Here is a breakdown of the primary Gitlab CI/CD concepts:

Pipeline: a group of jobs that get executed in stages

  • Defined in the .gitlab-ci.yml
  • Triggered by events: usually git push; alternatives include scheduling & API hooks
  • All jobs in a stage get executed in parallel
  • If a job fails, the next stage is usually not started

Job: scoped work necessary to complete a pipeline

  • Defined in the .gitlab-ci.yml

Runner: the application that is used to run your jobs and send the results back to GitLab

  • Written in Go
  • Allows multiple jobs to run concurrently
  • You select the runner that is right for your CI/CD environment

Executor: modules used to run your builds in different scenarios (we use Kubernetes)

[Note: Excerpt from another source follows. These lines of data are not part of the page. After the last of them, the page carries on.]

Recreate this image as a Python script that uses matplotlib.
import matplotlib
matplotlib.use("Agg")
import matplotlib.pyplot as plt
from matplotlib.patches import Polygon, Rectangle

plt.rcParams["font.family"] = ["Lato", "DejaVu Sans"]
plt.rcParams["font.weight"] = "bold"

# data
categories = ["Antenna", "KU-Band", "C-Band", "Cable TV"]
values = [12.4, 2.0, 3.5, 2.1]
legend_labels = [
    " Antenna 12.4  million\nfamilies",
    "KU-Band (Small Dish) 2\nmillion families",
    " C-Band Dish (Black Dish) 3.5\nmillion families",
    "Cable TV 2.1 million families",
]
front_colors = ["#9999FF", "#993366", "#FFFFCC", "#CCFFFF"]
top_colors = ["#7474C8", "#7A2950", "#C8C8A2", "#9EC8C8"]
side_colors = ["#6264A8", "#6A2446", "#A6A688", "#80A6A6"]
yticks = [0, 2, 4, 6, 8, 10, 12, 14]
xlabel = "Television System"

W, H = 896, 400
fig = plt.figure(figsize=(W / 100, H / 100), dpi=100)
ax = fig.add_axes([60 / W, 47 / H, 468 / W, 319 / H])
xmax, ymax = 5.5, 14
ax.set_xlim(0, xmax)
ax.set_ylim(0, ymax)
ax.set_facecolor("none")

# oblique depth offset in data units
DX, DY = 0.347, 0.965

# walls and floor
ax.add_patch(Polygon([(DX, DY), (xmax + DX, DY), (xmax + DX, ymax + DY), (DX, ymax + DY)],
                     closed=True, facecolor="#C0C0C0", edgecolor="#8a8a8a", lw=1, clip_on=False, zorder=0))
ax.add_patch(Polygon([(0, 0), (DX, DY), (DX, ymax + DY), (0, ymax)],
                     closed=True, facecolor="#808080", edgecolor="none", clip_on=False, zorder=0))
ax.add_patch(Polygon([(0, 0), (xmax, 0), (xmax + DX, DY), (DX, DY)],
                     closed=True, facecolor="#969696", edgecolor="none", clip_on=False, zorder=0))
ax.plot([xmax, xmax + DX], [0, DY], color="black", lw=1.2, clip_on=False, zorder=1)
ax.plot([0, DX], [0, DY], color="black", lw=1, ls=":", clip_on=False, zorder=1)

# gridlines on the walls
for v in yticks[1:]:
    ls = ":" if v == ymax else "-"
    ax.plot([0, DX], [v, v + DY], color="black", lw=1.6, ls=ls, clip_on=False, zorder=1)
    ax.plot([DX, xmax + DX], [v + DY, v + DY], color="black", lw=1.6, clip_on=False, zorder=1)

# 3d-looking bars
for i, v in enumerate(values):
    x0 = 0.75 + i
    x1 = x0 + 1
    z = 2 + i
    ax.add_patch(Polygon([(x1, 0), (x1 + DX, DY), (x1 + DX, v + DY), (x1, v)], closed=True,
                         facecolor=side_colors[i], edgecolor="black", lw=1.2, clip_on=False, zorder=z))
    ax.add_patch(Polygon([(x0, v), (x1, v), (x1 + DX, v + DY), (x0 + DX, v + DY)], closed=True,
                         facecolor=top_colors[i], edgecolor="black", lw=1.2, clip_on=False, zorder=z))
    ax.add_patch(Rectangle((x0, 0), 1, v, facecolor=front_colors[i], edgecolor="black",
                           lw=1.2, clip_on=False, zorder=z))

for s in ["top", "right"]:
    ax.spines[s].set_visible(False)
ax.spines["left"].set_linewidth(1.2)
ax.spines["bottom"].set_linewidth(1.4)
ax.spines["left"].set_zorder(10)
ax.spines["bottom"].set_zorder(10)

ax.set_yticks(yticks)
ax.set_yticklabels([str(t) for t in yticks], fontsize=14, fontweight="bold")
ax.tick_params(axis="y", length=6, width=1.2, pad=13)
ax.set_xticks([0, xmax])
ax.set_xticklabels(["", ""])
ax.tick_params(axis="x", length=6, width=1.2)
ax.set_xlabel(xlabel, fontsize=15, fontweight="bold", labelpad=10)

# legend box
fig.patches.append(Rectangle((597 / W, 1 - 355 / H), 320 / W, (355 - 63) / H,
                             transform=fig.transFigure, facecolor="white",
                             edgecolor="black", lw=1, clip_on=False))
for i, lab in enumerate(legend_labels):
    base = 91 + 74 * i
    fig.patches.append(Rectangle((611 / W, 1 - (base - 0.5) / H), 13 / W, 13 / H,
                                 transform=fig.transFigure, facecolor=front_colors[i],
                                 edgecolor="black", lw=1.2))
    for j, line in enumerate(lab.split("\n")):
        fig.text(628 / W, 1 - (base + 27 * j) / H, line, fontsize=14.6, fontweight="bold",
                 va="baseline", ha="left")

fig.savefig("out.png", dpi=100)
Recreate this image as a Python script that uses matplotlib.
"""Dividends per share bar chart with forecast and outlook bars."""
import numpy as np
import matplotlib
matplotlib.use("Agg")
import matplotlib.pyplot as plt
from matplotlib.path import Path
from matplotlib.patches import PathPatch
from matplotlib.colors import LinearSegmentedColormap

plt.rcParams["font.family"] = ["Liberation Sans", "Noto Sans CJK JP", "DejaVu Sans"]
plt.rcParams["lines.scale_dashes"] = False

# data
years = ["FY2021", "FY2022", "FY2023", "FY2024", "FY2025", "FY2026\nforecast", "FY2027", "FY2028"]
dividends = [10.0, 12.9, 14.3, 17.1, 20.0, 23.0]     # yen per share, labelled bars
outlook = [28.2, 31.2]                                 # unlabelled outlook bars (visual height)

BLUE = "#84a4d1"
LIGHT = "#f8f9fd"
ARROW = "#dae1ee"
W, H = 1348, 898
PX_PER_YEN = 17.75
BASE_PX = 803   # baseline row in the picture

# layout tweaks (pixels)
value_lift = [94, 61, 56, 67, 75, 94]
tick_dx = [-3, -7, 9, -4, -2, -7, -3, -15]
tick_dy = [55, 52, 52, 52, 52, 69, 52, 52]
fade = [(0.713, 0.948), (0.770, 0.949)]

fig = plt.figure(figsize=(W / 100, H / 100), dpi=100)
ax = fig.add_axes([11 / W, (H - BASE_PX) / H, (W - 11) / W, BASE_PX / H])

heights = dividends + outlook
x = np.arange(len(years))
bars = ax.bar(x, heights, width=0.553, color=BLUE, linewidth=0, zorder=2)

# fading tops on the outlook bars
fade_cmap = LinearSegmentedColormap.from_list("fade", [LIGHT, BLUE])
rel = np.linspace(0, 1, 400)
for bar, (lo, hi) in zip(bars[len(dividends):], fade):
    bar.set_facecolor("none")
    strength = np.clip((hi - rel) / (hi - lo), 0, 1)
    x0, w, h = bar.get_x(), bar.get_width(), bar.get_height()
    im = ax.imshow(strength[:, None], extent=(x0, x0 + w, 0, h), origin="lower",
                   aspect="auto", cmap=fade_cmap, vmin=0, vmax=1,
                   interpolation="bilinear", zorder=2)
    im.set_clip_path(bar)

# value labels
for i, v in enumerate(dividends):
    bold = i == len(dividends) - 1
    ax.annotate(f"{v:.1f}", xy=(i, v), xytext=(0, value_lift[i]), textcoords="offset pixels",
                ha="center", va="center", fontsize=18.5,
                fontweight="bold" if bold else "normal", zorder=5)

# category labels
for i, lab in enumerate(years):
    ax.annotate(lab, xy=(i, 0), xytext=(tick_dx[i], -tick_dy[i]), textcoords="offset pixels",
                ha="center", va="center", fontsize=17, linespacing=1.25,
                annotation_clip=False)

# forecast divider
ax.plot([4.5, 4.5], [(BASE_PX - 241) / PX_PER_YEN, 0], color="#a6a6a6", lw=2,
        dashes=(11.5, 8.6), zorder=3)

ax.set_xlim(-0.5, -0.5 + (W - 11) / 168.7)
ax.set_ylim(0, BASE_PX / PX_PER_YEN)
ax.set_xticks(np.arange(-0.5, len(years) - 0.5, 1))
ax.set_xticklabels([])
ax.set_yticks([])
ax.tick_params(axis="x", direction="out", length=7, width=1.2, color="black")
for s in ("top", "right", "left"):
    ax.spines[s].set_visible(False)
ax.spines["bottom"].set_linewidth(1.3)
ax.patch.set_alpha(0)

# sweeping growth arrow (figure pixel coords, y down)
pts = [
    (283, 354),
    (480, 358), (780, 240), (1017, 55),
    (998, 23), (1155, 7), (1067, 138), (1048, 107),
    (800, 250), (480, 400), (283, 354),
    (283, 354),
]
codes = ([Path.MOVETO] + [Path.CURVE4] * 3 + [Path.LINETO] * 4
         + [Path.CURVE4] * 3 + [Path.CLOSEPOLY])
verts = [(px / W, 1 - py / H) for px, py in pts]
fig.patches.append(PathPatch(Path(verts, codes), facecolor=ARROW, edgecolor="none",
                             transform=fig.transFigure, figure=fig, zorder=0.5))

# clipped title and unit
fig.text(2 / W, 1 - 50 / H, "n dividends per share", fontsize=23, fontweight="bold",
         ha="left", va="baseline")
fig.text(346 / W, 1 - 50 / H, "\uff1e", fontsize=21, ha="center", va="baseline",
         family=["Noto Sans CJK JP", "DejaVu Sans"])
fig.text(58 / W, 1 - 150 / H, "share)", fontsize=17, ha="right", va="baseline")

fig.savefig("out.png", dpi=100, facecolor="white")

  • Calls the Kubernetes cluster API and creates a new Pod for each GitLab CI job

The follow image depicts a “pipeline” with each individual “job”. Each section is a “stage”. The green check indicated the job passed. gitlab ci pipeline display

The next image is a different view of two pipelines. You can see all the pipeline metadata from this view and also restart or stop pipelines. gitlab ci pipelines

Conclusion

I absolutely had some fear after my experience with the complexities of Jenkins to learn a new CI/CD platform. In the end ramping up in Gitlab was a very painless…dare I say an enjoyable experience. Since I started using Gitlab I learned a bit about the company and really respect their community standards, openness and transparency - in addition to their proactive stance on building a platform that people really want. The frictionless nature of Gitlab has allowed me to iterate more quickly, experiment with testing or deployment concepts and really understand what is happening in my CI/CD environment.

Oh and I realized CI/CD is freaking awesome! It’s amazing what a difference a frictionless environment can make to creativity and productivity.